Empower your audience with accurate information

As polarizing mis/disinformation continues to rise, empower your audiences with verified and accurate information, building relevance and trust by weaving issues of national importance into your narratives in a way that connects with people at an emotional level.

Collaborate with other independent outlets

In times when newsrooms are competing with social media influencers for audience’s attention, other media organizations that share your journalistic values are more friends than competitors for you. Collaborating with other media means getting introduced to each other’s audience, sharing resources and, most importantly, sharing risks.

Fail more, keep trying

What do you do when you report facts and shed light on problematic leaders, their shoddy business ties and electoral frauds and they still get voted to power? This becomes a major blow for journalists and activists and prompts one question: Are we in an echo chamber? Especially when you see audiences engage with fun, bite-sized, unverified content on social media in comparison to your in-depth, long-form journalistic articles. This should prompt you to try new approaches, maybe fail, but keep trying until you find the “right balance between quality content and good engagement”.

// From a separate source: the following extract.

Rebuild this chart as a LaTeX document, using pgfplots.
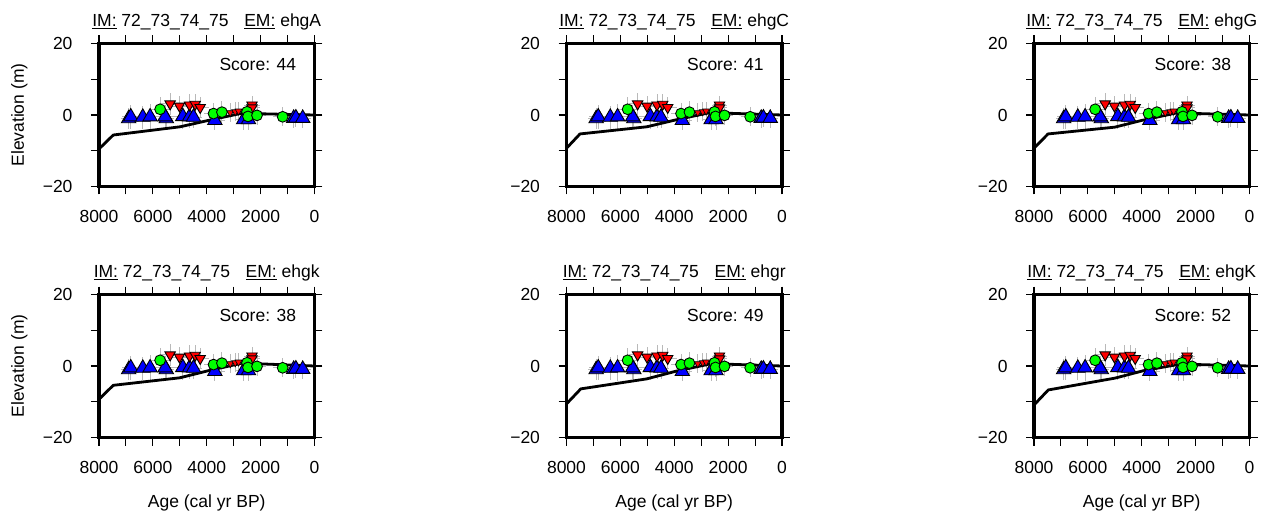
\documentclass[border=0pt]{standalone}
\usepackage{pgfplots}
\pgfplotsset{compat=1.18}
\usepackage{pgfplotstable}
\usepackage{fontspec}
\setmainfont{Liberation Sans}

\definecolor{gmtblue}{RGB}{0,0,255}
\definecolor{gmtred}{RGB}{255,0,0}
\definecolor{gmtgreen}{RGB}{0,255,0}
\definecolor{barg}{RGB}{185,185,185}

% all points with errors (x y ex ey)
\pgfplotstableread{
x y ex ey
6821 -0.5 330 3.4
6900 -1.0 300 3.0
6374 -0.6 300 3.2
6103 -0.5 330 3.6
5545 -0.5 350 3.2
5500 -1.0 300 2.8
4887 -0.4 330 3.5
4640 -0.5 310 3.2
4492 -0.6 300 3.0
3700 -1.5 360 2.7
2630 -1.3 320 2.8
2450 -1.3 330 2.8
772 -0.9 300 2.6
690 -0.8 310 2.6
437 -0.9 290 2.6
5359 3.1 330 3.0
5013 2.5 310 2.8
4640 2.8 330 3.2
4429 3.0 310 2.9
4243 2.1 330 2.8
3127 0.65 300 2.6
2941 0.9 310 2.6
2818 1.1 300 2.6
2320 2.8 290 2.6
2320 2.0 290 2.6
5731 1.6 350 3.4
3748 0.4 360 3.0
3436 0.8 330 3.0
2506 0.9 330 2.8
2468 -0.4 310 2.8
2134 -0.1 330 2.8
1181 -0.5 350 2.6
}\allpts

\pgfplotstableread{
x y
6900 -1.0
5500 -1.0
3700 -1.5
2630 -1.3
2450 -1.3
6821 -0.5
6374 -0.6
6103 -0.5
5545 -0.5
4887 -0.4
4640 -0.5
4492 -0.6
772 -0.9
690 -0.8
437 -0.9
}\bluetri

\pgfplotstableread{
x y
5359 3.1
5013 2.5
4640 2.8
4429 3.0
4243 2.1
2320 2.8
2320 2.0
}\redbig

\pgfplotstableread{
x y
3127 0.65
2941 0.9
2818 1.1
}\redsmall

\pgfplotstableread{
x y
5731 1.6
3748 0.4
3436 0.8
2506 0.9
2468 -0.4
2134 -0.1
1181 -0.5
}\greencirc

\pgfplotsset{
  panel/.style={
    scale only axis, width=215.5bp, height=143bp,
    anchor=south west,
    xmin=0, xmax=8000, ymin=-20, ymax=20,
    x dir=reverse,
    clip=false,
    axis line style={line width=3.5bp},
    tick align=outside,
    tick pos=both,
    xticklabel pos=lower, yticklabel pos=left,
    major tick length=8bp, minor tick length=8bp,
    every tick/.style={black, line width=1.1bp},
    xtick={0,2000,4000,6000,8000},
    xticklabels={0,2000,4000,6000,8000},
    minor xtick={1000,3000,5000,7000},
    ytick={-20,0,20},
    yticklabels={−20,0,20},
    minor ytick={-10,10},
    xticklabel style={yshift=-12bp},
    yticklabel style={xshift=-15bp},
  }
}

\newcommand{\panel}[5]{%
\begin{axis}[panel, at={(#1)}]
\addplot[only marks, mark=none, forget plot, barg, line width=0.9bp,
  error bars/.cd, x dir=both, x explicit, y dir=both, y explicit,
  error mark=none, error bar style={barg, line width=0.9bp}]
  table[x=x, y=y, x error=ex, y error=ey]{\allpts};
\addplot[black, line width=2.8bp, line join=round] coordinates {#4};
\addplot[only marks, mark=triangle*, mark size=8.3bp,
  mark options={fill=gmtblue, draw=black, line width=0.9bp}] table{\bluetri};
\addplot[only marks, mark=triangle*, mark size=6bp,
  mark options={rotate=180, fill=gmtred, draw=black, line width=0.9bp}] table{\redbig};
\addplot[only marks, mark=triangle*, mark size=4bp,
  mark options={rotate=180, fill=gmtred, draw=black, line width=0.7bp}] table{\redsmall};
\addplot[only marks, mark=*, mark size=5.4bp,
  mark options={fill=gmtgreen, draw=black, line width=0.9bp}] table{\greencirc};
\node[anchor=base east] at (rel axis cs:0.931,0.808) {Score: #3};
\node[anchor=base] at ([yshift=17bp]rel axis cs:0.5,1) {\underline{IM:} 72\_73\_74\_75\hspace{0.9em}\underline{EM:} #2};
#5
\end{axis}}

\newcommand{\ylab}{\node[rotate=90, anchor=base] at ([xshift=-75bp]rel axis cs:0,0.5) {Elevation (m)};}
\newcommand{\xlab}{\node[anchor=base] at ([yshift=-70bp]rel axis cs:0.5,0) {Age (cal yr BP)};}

\begin{document}
\begin{tikzpicture}[font=\fontsize{17.5bp}{20bp}\selectfont]
\useasboundingbox (0,0) rectangle (1272bp,515bp);
\panel{99bp,328.5bp}{ehgA}{44}{(8000,-9.5) (7470,-5.6) (4990,-3.3) (3990,-1.6) (2700,0.5) (1760,0.3) (0,0)}{\ylab}
\panel{566.5bp,328.5bp}{ehgC}{41}{(8000,-9.3) (7500,-5.3) (5020,-3.3) (3960,-1.4) (2790,0.5) (2040,0.5) (0,0)}{}
\panel{1034bp,328.5bp}{ehgG}{38}{(8000,-9.3) (7480,-5.3) (5000,-3.4) (3990,-1.5) (2700,0.6) (1900,0.4) (0,0)}{}
\panel{99bp,77.5bp}{ehgk}{38}{(8000,-9.3) (7470,-5.4) (5000,-3.3) (3990,-1.4) (2630,0.9) (2000,0.6) (0,0)}{\ylab\xlab}
\panel{566.5bp,77.5bp}{ehgr}{49}{(8000,-10.6) (7470,-6.4) (5020,-3.6) (3960,-1.5) (2660,0.6) (2000,0.5) (0,0)}{\xlab}
\panel{1034bp,77.5bp}{ehgK}{52}{(8000,-10.9) (7470,-6.7) (5000,-3.4) (3930,-1.3) (2530,0.6) (1900,0.4) (0,0)}{\xlab}
\end{tikzpicture}
\end{document}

Be didactic, but not condescending

Tell stories that matter, but in a way that the audience wants and needs the information to be able to process and use it effectively. 

The medium is the message

Once you have decided on what story to tell, spend proportionate time on deciding how you want to tell the story. Will it be a text-only story? Will it be accompanied by infographics? Should it be a video? This requires clarity of thought and, most importantly, optimization of resources in a way that you invest in the way you want to tell the story so that the readers find it easily digestible and see value in sharing it with others.

People matter the most Lastly and most importantly, always remember that people matter the most. Put the public in public-interest journalism at the heart of all your stories.

(Note: This is not an exhaustive list of MDIF clients that have covered elections in 2024.)